Start of Information provided

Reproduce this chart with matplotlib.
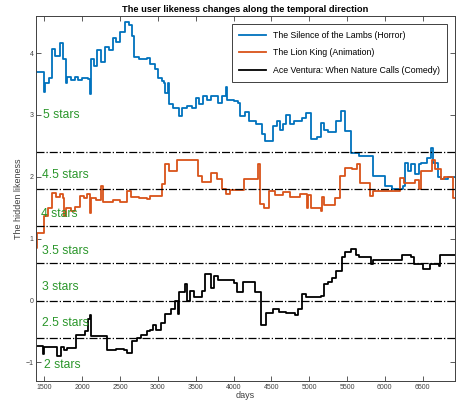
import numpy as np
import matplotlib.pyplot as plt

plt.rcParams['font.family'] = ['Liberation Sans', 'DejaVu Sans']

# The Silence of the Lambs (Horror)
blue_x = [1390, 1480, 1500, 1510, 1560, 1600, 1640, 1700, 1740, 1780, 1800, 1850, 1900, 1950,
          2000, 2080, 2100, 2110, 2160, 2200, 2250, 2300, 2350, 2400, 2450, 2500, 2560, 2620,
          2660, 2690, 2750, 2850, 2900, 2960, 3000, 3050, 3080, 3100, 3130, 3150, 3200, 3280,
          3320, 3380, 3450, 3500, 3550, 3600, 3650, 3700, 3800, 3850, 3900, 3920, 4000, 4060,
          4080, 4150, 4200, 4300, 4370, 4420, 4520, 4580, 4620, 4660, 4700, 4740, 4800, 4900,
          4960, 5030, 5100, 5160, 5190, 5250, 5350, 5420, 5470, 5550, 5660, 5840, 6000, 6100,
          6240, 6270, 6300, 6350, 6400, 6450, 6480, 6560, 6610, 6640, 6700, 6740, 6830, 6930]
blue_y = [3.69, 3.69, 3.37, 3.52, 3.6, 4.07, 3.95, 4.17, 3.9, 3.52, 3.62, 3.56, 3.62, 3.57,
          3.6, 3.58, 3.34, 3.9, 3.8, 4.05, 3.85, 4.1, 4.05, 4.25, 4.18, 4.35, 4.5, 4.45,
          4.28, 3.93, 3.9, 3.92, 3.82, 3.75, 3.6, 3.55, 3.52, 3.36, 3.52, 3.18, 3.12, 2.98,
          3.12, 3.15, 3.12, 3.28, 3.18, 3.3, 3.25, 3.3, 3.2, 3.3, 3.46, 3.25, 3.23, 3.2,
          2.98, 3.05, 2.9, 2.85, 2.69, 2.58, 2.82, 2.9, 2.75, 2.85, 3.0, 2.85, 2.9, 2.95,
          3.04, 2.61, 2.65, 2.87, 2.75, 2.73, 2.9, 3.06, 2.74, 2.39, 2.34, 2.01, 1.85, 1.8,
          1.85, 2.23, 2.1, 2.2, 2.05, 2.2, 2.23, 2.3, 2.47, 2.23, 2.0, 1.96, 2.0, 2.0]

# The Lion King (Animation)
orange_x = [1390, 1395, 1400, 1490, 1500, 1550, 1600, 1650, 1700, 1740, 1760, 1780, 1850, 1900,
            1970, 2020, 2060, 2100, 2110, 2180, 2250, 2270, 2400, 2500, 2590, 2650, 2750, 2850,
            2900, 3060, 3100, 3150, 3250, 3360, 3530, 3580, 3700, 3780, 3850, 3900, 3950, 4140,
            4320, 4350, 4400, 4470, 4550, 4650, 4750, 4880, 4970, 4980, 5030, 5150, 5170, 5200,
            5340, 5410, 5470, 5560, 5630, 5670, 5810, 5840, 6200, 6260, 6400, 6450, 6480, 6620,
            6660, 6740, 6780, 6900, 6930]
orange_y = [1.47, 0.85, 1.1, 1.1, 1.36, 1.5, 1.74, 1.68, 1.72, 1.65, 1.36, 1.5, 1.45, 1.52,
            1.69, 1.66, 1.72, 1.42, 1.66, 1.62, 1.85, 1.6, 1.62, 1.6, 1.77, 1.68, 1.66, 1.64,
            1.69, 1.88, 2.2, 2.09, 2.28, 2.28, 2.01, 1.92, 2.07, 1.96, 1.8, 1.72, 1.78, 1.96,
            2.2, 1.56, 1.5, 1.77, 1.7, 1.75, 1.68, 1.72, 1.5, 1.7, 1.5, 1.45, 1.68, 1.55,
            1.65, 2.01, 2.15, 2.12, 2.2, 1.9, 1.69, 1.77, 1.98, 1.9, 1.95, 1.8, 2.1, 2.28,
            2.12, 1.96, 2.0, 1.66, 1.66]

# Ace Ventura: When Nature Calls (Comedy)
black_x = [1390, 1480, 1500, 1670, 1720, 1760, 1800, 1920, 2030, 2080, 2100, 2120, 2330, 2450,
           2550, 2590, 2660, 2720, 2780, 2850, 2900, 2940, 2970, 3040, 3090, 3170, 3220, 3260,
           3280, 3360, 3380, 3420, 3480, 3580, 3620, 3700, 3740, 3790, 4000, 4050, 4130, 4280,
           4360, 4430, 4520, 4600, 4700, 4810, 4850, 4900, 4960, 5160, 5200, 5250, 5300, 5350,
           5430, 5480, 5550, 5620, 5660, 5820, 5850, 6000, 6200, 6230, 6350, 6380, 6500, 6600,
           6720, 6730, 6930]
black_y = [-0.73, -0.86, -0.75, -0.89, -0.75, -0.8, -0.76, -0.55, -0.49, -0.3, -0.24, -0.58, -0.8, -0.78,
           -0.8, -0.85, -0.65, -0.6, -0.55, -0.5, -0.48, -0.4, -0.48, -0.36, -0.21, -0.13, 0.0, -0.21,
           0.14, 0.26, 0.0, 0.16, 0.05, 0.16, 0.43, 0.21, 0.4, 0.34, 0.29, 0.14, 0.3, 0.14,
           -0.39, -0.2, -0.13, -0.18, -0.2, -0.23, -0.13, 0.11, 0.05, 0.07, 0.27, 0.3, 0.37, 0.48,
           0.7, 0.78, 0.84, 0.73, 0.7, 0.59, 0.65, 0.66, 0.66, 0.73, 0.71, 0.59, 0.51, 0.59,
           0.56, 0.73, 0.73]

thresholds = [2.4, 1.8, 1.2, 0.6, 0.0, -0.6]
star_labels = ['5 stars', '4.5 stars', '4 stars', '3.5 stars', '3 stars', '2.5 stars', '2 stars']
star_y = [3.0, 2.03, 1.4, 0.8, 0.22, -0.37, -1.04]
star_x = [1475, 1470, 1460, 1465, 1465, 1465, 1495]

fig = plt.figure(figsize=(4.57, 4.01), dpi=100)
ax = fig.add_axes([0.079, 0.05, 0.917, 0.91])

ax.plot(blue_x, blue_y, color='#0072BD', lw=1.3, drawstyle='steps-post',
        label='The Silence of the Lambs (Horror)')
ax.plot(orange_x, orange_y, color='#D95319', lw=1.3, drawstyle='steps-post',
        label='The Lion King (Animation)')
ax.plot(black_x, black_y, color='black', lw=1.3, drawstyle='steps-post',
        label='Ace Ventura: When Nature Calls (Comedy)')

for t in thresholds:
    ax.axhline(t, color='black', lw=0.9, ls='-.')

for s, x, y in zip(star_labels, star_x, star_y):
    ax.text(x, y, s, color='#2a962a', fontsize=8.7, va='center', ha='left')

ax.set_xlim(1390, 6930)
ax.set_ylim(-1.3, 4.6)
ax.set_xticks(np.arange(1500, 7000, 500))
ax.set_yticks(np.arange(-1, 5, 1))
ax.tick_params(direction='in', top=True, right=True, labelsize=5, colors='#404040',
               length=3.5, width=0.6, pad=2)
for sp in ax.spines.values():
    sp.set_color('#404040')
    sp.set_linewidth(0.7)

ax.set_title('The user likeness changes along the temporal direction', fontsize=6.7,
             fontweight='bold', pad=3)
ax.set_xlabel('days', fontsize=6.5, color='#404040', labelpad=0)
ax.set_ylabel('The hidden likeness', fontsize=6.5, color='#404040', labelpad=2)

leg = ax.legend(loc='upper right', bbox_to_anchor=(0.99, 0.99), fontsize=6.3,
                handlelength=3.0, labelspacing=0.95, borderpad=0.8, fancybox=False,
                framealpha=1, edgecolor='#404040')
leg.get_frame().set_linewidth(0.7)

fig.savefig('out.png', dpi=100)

End of Information provided

*Exercise instructions*:
Find all the lines containing "matplotlib" in the material, then copy them.

*Solved exercise*:
Reproduce this chart with matplotlib.
import matplotlib.pyplot as plt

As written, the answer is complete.